**YOUR OBJECTIVE:**
Write out again, word for word, the lines below from the line that holds "Rebuild this chart as a Python" through the line that holds "ax = fig.add_axes([110", omitting pictures.

**Charts and diagrams as code:**
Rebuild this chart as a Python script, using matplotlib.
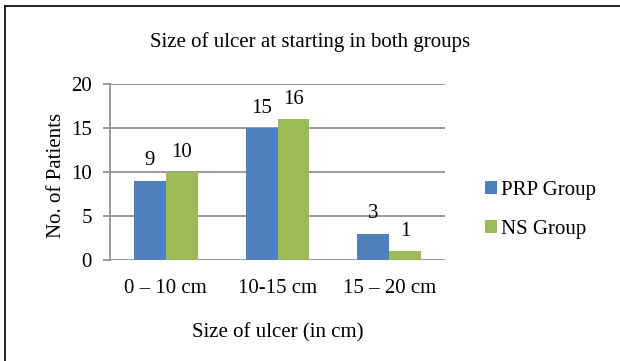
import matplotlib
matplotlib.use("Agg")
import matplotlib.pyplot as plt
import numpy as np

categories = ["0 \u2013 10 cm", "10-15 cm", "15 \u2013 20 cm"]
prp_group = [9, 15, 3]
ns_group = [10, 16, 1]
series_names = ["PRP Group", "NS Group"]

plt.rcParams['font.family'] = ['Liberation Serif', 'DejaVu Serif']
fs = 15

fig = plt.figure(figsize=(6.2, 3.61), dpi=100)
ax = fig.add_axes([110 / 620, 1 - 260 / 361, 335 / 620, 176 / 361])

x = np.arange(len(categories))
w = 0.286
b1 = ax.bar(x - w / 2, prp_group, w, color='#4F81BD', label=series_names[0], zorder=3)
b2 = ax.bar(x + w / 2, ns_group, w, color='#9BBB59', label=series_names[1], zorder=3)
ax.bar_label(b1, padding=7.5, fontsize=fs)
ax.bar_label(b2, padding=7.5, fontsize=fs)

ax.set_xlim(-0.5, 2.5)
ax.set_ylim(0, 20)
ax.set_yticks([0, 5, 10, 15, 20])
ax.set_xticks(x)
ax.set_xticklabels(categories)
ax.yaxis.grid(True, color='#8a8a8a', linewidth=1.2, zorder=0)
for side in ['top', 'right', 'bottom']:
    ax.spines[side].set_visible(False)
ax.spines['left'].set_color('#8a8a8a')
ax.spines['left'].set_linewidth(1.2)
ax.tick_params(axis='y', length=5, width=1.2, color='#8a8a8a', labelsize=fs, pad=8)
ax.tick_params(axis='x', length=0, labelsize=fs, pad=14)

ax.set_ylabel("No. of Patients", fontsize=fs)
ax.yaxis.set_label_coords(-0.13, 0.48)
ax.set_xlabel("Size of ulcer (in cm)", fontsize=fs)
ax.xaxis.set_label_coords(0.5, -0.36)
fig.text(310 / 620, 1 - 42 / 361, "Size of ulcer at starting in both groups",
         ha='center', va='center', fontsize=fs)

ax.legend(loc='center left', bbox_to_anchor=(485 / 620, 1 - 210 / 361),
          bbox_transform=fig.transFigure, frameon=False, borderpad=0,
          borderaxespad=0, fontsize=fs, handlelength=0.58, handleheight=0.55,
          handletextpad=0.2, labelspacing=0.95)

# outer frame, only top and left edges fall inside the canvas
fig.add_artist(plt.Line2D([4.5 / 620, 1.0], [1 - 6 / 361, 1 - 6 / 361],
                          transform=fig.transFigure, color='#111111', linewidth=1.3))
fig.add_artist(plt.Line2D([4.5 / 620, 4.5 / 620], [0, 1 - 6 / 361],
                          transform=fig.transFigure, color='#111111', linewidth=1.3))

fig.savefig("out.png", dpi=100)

==

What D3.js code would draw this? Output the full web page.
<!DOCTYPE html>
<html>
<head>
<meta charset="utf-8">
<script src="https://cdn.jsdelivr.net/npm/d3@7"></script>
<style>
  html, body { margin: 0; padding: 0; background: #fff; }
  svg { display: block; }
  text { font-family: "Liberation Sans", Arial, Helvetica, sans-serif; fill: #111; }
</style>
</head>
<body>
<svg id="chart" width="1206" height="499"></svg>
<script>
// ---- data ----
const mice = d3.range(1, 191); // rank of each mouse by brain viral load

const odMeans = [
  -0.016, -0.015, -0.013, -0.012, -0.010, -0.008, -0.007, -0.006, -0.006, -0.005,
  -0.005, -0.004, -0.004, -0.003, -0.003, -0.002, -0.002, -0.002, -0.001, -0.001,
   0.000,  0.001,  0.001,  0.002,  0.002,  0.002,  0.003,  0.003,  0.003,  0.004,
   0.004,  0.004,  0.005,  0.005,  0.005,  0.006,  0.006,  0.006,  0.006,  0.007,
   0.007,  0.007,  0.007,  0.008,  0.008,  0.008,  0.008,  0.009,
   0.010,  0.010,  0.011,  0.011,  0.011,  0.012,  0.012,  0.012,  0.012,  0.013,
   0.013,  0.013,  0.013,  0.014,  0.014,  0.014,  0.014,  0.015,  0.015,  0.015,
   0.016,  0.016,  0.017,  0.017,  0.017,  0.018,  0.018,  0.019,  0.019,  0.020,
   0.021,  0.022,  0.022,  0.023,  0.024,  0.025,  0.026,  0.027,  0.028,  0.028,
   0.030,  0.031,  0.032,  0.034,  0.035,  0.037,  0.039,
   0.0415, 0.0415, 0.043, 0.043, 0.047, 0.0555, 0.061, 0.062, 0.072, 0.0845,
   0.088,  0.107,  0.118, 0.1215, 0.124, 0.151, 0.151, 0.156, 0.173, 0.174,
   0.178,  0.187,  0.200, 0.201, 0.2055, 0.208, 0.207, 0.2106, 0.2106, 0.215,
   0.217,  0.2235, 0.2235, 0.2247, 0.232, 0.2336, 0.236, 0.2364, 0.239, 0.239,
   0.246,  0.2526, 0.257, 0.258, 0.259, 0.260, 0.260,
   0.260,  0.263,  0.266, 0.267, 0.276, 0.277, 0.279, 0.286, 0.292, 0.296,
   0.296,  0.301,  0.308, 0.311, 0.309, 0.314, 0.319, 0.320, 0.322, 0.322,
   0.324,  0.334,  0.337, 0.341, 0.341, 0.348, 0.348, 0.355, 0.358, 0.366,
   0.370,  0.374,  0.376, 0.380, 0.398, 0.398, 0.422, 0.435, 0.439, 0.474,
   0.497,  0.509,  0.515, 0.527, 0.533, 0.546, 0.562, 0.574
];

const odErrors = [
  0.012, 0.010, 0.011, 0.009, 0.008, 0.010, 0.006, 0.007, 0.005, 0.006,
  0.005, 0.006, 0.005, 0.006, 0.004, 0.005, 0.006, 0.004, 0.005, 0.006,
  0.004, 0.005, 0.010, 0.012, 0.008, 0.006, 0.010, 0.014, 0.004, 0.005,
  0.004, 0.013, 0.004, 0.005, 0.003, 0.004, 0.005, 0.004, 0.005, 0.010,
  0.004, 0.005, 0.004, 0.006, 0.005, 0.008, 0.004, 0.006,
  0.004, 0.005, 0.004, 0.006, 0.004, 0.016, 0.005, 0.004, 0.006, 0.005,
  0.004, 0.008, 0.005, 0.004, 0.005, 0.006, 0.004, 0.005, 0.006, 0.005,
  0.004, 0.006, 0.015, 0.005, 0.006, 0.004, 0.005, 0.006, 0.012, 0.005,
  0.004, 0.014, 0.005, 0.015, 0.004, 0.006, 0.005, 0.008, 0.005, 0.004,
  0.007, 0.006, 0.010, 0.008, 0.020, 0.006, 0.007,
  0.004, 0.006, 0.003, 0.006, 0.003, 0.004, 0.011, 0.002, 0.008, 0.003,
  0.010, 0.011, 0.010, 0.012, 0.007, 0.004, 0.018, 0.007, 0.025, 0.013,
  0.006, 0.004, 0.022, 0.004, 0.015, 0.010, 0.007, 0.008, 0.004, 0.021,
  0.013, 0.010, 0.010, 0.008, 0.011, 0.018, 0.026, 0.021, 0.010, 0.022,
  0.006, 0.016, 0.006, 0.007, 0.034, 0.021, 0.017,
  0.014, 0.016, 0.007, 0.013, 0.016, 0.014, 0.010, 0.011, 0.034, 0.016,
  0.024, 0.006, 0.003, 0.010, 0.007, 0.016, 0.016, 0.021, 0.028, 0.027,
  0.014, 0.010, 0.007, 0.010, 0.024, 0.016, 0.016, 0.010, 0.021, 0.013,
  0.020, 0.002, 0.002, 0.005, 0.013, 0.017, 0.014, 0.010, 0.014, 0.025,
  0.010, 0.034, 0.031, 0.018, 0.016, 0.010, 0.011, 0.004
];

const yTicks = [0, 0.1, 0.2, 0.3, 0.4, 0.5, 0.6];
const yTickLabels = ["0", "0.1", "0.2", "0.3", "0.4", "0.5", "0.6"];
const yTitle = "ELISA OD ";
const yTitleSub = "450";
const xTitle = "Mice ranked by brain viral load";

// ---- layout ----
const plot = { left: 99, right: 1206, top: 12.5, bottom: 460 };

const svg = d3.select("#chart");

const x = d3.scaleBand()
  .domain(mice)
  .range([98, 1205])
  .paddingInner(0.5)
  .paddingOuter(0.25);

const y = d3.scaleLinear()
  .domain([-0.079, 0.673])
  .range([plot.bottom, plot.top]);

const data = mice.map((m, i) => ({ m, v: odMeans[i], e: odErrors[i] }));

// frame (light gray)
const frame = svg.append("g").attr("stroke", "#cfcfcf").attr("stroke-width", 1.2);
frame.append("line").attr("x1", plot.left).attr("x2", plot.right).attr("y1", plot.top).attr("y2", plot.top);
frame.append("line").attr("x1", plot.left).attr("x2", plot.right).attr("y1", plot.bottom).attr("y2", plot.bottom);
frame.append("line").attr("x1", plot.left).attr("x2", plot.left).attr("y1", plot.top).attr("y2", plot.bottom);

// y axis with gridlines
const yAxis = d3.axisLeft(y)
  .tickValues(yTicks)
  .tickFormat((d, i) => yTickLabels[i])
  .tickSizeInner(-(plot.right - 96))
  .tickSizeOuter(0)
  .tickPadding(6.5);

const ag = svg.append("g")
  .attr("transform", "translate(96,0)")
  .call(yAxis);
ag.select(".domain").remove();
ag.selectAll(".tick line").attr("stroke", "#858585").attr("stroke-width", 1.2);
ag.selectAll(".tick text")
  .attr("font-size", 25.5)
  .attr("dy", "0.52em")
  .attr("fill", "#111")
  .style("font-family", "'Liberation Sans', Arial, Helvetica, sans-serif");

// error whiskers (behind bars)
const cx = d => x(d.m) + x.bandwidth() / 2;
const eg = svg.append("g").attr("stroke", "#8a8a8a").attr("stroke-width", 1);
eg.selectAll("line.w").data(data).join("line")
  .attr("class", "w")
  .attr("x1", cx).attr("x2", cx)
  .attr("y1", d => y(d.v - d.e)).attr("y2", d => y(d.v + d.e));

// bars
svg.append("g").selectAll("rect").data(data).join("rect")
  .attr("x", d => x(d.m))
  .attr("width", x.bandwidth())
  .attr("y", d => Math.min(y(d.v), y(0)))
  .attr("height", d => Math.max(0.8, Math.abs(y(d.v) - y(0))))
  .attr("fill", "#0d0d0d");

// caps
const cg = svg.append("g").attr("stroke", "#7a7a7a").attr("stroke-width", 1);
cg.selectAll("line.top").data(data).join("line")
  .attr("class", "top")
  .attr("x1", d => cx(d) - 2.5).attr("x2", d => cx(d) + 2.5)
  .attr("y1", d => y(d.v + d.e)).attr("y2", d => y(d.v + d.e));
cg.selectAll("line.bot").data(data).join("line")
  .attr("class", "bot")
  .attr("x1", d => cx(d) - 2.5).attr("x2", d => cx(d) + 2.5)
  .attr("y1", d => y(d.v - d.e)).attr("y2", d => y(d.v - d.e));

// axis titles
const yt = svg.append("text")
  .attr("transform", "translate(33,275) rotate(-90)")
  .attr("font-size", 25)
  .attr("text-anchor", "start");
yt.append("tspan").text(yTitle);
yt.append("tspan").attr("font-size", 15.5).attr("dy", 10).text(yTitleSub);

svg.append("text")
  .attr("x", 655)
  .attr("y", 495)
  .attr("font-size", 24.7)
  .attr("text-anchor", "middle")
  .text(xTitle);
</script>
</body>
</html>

==

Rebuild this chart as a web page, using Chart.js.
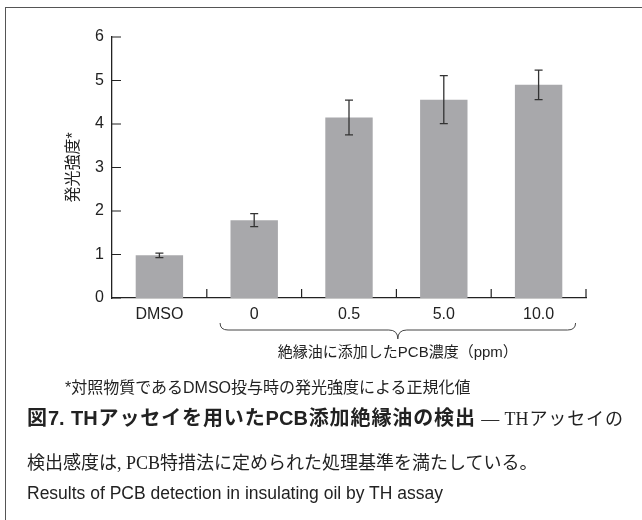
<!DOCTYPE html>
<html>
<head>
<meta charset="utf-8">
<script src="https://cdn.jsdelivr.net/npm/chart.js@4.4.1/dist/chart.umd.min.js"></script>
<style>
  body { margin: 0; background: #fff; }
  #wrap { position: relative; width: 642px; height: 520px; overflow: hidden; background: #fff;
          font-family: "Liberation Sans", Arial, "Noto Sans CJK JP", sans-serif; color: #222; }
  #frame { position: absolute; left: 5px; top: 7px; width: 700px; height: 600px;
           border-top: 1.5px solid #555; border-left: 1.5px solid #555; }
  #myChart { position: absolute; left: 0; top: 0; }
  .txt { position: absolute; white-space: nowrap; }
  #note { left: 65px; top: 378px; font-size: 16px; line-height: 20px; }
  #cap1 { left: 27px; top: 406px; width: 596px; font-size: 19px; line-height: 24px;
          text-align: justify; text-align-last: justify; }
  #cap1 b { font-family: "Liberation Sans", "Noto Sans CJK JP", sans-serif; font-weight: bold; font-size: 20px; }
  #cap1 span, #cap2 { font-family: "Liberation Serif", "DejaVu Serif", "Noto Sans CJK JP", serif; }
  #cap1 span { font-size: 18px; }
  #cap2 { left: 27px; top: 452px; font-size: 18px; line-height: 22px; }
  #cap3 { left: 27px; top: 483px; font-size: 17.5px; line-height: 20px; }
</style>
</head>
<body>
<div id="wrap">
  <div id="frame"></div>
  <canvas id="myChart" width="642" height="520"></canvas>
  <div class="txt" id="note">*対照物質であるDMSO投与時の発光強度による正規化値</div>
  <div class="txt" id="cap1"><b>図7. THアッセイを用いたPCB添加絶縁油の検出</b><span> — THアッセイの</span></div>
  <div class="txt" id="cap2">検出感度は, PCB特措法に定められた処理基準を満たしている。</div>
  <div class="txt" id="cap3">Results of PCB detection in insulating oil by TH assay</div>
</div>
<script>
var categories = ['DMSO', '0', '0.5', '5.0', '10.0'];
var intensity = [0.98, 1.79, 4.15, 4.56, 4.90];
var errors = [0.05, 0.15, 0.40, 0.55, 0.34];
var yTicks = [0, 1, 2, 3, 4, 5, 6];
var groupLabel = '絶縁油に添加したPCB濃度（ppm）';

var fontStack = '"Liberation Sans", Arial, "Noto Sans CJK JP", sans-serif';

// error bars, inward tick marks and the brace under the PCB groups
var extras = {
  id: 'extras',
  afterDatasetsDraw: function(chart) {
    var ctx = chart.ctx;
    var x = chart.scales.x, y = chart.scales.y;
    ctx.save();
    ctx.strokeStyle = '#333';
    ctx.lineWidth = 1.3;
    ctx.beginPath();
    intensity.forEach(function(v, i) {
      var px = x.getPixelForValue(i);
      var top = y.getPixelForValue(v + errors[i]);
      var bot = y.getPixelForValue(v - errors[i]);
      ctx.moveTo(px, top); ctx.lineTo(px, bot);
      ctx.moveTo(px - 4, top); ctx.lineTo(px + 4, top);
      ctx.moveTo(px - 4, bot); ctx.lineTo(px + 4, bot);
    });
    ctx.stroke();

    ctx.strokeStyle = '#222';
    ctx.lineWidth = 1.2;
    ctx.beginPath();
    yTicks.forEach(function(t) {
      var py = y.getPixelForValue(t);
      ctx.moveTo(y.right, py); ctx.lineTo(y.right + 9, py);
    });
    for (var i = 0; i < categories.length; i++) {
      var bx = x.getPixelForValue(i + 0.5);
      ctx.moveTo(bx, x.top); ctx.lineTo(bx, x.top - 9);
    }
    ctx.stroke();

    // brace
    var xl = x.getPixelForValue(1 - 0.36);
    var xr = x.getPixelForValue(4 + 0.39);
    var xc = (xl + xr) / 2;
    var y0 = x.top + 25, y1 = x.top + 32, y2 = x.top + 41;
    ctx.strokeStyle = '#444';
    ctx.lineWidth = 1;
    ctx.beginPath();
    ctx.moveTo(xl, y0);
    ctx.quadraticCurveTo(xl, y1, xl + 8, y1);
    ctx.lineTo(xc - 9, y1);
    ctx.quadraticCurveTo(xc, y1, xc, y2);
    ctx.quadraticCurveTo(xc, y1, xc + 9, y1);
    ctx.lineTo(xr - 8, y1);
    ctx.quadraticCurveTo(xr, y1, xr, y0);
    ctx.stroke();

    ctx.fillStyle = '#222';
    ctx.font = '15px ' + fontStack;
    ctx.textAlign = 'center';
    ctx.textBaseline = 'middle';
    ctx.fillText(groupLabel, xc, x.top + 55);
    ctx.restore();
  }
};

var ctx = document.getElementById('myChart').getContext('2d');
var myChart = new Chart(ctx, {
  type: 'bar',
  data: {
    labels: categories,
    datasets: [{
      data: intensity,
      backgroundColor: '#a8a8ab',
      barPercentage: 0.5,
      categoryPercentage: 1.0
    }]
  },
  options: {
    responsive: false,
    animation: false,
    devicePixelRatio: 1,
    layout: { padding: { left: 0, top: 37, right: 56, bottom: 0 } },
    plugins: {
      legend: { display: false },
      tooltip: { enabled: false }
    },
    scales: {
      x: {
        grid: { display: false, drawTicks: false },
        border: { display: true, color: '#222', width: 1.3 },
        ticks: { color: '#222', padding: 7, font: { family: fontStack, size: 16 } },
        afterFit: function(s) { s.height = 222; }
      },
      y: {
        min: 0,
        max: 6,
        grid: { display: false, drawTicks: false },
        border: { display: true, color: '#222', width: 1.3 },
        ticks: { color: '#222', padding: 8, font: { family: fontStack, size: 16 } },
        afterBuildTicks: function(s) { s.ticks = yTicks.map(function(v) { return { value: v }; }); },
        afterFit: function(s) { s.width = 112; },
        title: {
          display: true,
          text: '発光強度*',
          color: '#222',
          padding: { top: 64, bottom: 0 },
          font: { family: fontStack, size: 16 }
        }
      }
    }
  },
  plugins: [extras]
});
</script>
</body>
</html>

**THE SOLUTION:**
Rebuild this chart as a Python script, using matplotlib.
import matplotlib
matplotlib.use("Agg")
import matplotlib.pyplot as plt
import numpy as np

categories = ["0 \u2013 10 cm", "10-15 cm", "15 \u2013 20 cm"]
prp_group = [9, 15, 3]
ns_group = [10, 16, 1]
series_names = ["PRP Group", "NS Group"]

plt.rcParams['font.family'] = ['Liberation Serif', 'DejaVu Serif']
fs = 15

fig = plt.figure(figsize=(6.2, 3.61), dpi=100)
ax = fig.add_axes([110 / 620, 1 - 260 / 361, 335 / 620, 176 / 361])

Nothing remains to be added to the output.